While the Biden administration has sought to express restraint in response to Putin's decision, Trump-era calls for a more robust nuclear posture in response not only to Russia's nuclear weapons but also to a growing Chinese arsenal not bound by any bilateral nuclear treaties continue to sound in both the Pentagon and Congress, especially among Republicans.

And while some may argue that the current levels of nuclear arms possessed by Moscow and Washington are already sufficient enough to destroy the world several times over, and therefore that the addition of several thousand more may not make much of a difference, Baklitskiy said that it's the not just the possibility of another nuclear build-up, but the motivations behind it that make such a trend so dangerous.

"We are breaking those limits in a process of our relations worsening, we are fighting proxy wars, and so on so forth," Baklitskiy said. "It's not that we are building just for whatever reason, we decided to spend some more money.

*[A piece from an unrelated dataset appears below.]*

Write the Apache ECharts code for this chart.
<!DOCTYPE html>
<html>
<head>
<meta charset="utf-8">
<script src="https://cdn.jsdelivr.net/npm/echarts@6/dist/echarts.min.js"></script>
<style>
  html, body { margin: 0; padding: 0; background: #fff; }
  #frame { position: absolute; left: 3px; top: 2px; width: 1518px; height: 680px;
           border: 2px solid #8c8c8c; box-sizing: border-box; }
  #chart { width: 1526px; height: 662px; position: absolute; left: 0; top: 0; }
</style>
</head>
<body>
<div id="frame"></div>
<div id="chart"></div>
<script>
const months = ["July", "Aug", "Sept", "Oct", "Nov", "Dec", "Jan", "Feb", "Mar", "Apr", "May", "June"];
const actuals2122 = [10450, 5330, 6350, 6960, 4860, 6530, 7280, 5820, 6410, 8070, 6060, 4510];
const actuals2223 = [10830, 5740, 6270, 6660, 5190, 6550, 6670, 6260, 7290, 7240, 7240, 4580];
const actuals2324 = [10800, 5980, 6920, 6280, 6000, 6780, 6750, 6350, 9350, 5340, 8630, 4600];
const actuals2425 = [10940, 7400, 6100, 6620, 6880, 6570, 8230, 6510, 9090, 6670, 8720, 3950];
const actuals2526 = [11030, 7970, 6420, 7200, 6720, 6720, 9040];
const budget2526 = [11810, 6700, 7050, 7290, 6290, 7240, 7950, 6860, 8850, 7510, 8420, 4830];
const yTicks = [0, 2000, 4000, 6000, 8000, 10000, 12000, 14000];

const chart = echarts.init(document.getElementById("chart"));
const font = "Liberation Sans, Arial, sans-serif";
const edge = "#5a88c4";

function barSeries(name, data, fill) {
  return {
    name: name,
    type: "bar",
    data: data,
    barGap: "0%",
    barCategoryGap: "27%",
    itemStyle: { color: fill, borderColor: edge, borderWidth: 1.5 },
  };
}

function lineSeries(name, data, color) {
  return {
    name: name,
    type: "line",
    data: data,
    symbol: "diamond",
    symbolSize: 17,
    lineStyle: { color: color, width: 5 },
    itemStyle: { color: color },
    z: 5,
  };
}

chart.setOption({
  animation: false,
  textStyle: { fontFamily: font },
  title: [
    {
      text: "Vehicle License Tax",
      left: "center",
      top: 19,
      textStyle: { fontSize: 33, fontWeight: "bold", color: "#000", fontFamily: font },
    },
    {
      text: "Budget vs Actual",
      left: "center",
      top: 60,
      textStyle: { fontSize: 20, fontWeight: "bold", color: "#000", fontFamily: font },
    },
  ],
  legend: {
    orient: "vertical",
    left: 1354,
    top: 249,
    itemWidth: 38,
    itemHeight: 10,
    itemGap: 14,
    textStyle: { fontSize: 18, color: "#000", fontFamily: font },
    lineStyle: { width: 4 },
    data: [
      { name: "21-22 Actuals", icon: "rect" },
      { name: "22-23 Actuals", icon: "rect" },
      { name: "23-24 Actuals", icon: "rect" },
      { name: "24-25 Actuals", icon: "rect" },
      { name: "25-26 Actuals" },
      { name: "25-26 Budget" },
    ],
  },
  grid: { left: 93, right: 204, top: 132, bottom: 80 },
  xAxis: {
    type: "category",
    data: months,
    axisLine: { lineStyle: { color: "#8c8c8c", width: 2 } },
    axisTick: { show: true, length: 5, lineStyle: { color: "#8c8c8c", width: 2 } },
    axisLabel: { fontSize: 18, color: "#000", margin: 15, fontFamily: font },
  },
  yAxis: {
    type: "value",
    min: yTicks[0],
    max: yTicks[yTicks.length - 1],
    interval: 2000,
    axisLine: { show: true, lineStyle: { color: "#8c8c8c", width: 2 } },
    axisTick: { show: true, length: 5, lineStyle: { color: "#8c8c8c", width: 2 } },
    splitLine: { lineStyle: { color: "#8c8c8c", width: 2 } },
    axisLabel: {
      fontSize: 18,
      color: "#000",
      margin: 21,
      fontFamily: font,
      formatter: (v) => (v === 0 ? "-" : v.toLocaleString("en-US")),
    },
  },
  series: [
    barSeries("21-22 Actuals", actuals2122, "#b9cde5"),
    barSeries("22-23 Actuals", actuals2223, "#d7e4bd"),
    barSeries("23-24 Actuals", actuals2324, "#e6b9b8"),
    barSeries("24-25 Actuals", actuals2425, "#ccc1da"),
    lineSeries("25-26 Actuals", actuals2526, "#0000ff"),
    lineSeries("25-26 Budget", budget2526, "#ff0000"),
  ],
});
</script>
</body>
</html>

It's because we don't trust each other, we believe the other side is trying to take advantage of us, and also there's China, which is supposedly growing its arsenal now, and the U.S. is considering how to deal with that."

With these factors eroding the trust needed to set the guardrails on nuclear weapons proliferation in the first place, he warned the last surviving arms control treaty between Russia and the U.S. may not be long for this world, and what comes next is all but certain.

"You can totally see how this broader dynamic is crushing New START, partly," Baklitskiy said, "but then it's reinforcing the same processes and it's metastasizing in the nuclear sphere, which can lead us to the arms race, and God knows where."

START, and, New, START, signing, US, Russia
A combination of photos shows U.S. President George H. W. Bush and Soviet Communist Party General Secretary Mikhail Gorbachev signing the Strategic Arms Reduction Treaty (START) in Moscow on July 31, 1991 (T) and U.S. President Barack Obama and Russian President Dmitry Medvedev signing New START in Prague on April 8, 2010. Joe Klamar/Corbis/AFP/Getty Images

Hans Kristensen, who serves as director of the Federation of American Scientists Nuclear Information Project, also felt Russia's actions were likely to only further diminish Washington's appetite for dealing with Moscow, even if the Biden administration continued to believe in a more diplomatic course of action.

"Not only has Putin now essentially killed New START, but there is very little chance that the U.S. Congress would consider approving a new treaty with Russia after everything that has happened," Kristensen told Newsweek.

"If the United States decided to increase its arsenal - which the Biden administration does not think is necessary, that would ironically not be in response to Russia but to China," he added. "Pressure is building in the new Congress and the new conservative committee members seem elated that Putin is creating all these problems with New START because it helps their argument for increasing the U.S. nuclear posture toward China."

While Beijing has continued to press forward with expanding its nuclear arsenal, the latest Pentagon assessment in November placed China's stockpile at somewhere above 400, with the potential to expand to around 1,500 by 2035. The figure pales in comparison to the number of nuclear weapons possessed by Moscow or Washington.

As such, Chinese officials have consistently rejected U.S. overtures to enter into any sort of expanded START-like treaty and have called on both Russia and the U.S. to live up to their non-proliferation commitments as the world's leading nuclear weapons powers.

Should the U.S. ultimately opt to abandon these commitments in a bid to challenge China, Kristensen warned that this reaction had the potential to backfire as well.

"The plan is stupid, of course, because a U.S. increase would likely cause Russia to increase and potentially cause China to increase further, in which case the United States would be back to square one where it started," Kristensen said.

"The end result would be more adversary warheads aimed at the United States," he added, "with no increased security added and no problem solved."